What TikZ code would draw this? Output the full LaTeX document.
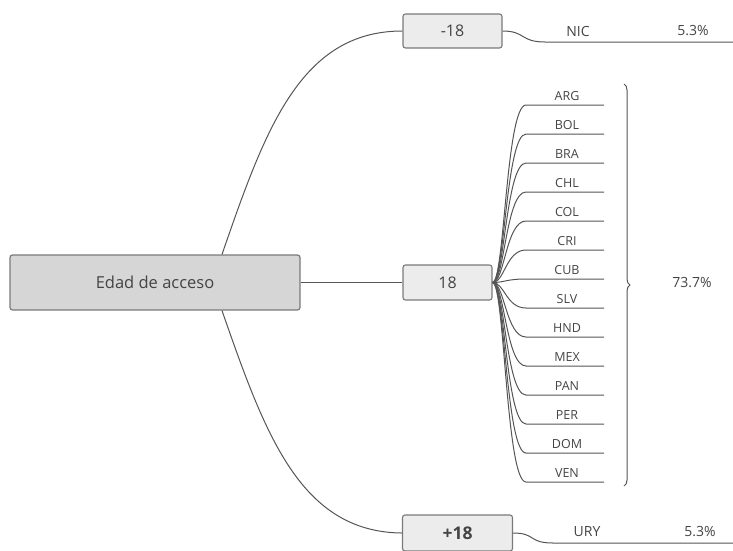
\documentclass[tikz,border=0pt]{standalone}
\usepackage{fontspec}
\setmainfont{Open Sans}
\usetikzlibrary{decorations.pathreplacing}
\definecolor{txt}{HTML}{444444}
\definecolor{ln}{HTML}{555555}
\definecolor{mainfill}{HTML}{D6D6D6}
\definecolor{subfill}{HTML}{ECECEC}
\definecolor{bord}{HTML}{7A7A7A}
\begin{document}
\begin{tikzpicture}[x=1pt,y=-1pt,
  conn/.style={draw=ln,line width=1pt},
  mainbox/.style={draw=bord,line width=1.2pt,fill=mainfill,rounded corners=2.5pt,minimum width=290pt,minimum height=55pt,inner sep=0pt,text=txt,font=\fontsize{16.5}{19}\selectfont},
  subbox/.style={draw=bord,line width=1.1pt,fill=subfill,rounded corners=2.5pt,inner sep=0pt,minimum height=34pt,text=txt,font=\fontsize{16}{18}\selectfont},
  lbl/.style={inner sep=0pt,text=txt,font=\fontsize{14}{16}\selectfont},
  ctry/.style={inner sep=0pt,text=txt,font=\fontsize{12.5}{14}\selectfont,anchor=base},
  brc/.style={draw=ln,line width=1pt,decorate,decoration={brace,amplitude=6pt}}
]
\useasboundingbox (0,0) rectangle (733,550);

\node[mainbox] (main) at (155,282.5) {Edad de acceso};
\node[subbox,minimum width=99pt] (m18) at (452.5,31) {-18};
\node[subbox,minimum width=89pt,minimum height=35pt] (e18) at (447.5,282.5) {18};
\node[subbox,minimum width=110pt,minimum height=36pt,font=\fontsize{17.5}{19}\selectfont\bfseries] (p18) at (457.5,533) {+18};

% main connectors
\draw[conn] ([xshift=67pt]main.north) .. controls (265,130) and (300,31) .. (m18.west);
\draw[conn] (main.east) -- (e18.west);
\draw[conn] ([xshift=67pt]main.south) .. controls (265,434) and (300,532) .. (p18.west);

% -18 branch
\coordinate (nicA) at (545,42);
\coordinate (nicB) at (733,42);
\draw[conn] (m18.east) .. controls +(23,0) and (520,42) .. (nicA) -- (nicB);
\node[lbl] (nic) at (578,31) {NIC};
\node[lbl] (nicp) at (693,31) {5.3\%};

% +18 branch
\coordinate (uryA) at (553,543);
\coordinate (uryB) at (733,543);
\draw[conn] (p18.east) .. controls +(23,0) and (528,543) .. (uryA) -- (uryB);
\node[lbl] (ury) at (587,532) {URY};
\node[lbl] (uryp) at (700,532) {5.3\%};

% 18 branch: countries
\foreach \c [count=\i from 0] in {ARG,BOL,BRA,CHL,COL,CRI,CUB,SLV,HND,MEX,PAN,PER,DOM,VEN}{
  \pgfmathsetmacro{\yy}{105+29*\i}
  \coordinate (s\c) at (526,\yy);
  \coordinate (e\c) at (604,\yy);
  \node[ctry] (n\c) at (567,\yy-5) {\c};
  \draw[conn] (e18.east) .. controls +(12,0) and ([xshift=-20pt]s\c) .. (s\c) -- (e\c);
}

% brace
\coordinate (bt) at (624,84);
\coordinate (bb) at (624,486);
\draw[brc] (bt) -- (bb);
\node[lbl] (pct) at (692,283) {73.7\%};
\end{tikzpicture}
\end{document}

______________________________

■ **WHAT IS NEEDED**: Return all of the data exactly as written, and drop the pictures.

■ **THE RESPONSE**:
What TikZ code would draw this? Output the full LaTeX document.
\documentclass[tikz,border=0pt]{standalone}
\usepackage{fontspec}
\setmainfont{Open Sans}
\usetikzlibrary{decorations.pathreplacing}
\definecolor{txt}{HTML}{444444}
\definecolor{ln}{HTML}{555555}
\definecolor{mainfill}{HTML}{D6D6D6}
\definecolor{subfill}{HTML}{ECECEC}
\definecolor{bord}{HTML}{7A7A7A}
\begin{document}
\begin{tikzpicture}[x=1pt,y=-1pt,
  conn/.style={draw=ln,line width=1pt},
  mainbox/.style={draw=bord,line width=1.2pt,fill=mainfill,rounded corners=2.5pt,minimum width=290pt,minimum height=55pt,inner sep=0pt,text=txt,font=\fontsize{16.5}{19}\selectfont},
  subbox/.style={draw=bord,line width=1.1pt,fill=subfill,rounded corners=2.5pt,inner sep=0pt,minimum height=34pt,text=txt,font=\fontsize{16}{18}\selectfont},
  lbl/.style={inner sep=0pt,text=txt,font=\fontsize{14}{16}\selectfont},
  ctry/.style={inner sep=0pt,text=txt,font=\fontsize{12.5}{14}\selectfont,anchor=base},
  brc/.style={draw=ln,line width=1pt,decorate,decoration={brace,amplitude=6pt}}
]
\useasboundingbox (0,0) rectangle (733,550);

\node[mainbox] (main) at (155,282.5) {Edad de acceso};
\node[subbox,minimum width=99pt] (m18) at (452.5,31) {-18};
\node[subbox,minimum width=89pt,minimum height=35pt] (e18) at (447.5,282.5) {18};
\node[subbox,minimum width=110pt,minimum height=36pt,font=\fontsize{17.5}{19}\selectfont\bfseries] (p18) at (457.5,533) {+18};

% main connectors
\draw[conn] ([xshift=67pt]main.north) .. controls (265,130) and (300,31) .. (m18.west);
\draw[conn] (main.east) -- (e18.west);
\draw[conn] ([xshift=67pt]main.south) .. controls (265,434) and (300,532) .. (p18.west);

% -18 branch
\coordinate (nicA) at (545,42);
\coordinate (nicB) at (733,42);
\draw[conn] (m18.east) .. controls +(23,0) and (520,42) .. (nicA) -- (nicB);
\node[lbl] (nic) at (578,31) {NIC};
\node[lbl] (nicp) at (693,31) {5.3\%};

% +18 branch
\coordinate (uryA) at (553,543);
\coordinate (uryB) at (733,543);
\draw[conn] (p18.east) .. controls +(23,0) and (528,543) .. (uryA) -- (uryB);
\node[lbl] (ury) at (587,532) {URY};
\node[lbl] (uryp) at (700,532) {5.3\%};

% 18 branch: countries
\foreach \c [count=\i from 0] in {ARG,BOL,BRA,CHL,COL,CRI,CUB,SLV,HND,MEX,PAN,PER,DOM,VEN}{
  \pgfmathsetmacro{\yy}{105+29*\i}
  \coordinate (s\c) at (526,\yy);
  \coordinate (e\c) at (604,\yy);
  \node[ctry] (n\c) at (567,\yy-5) {\c};
  \draw[conn] (e18.east) .. controls +(12,0) and ([xshift=-20pt]s\c) .. (s\c) -- (e\c);
}

% brace
\coordinate (bt) at (624,84);
\coordinate (bb) at (624,486);
\draw[brc] (bt) -- (bb);
\node[lbl] (pct) at (692,283) {73.7\%};
\end{tikzpicture}
\end{document}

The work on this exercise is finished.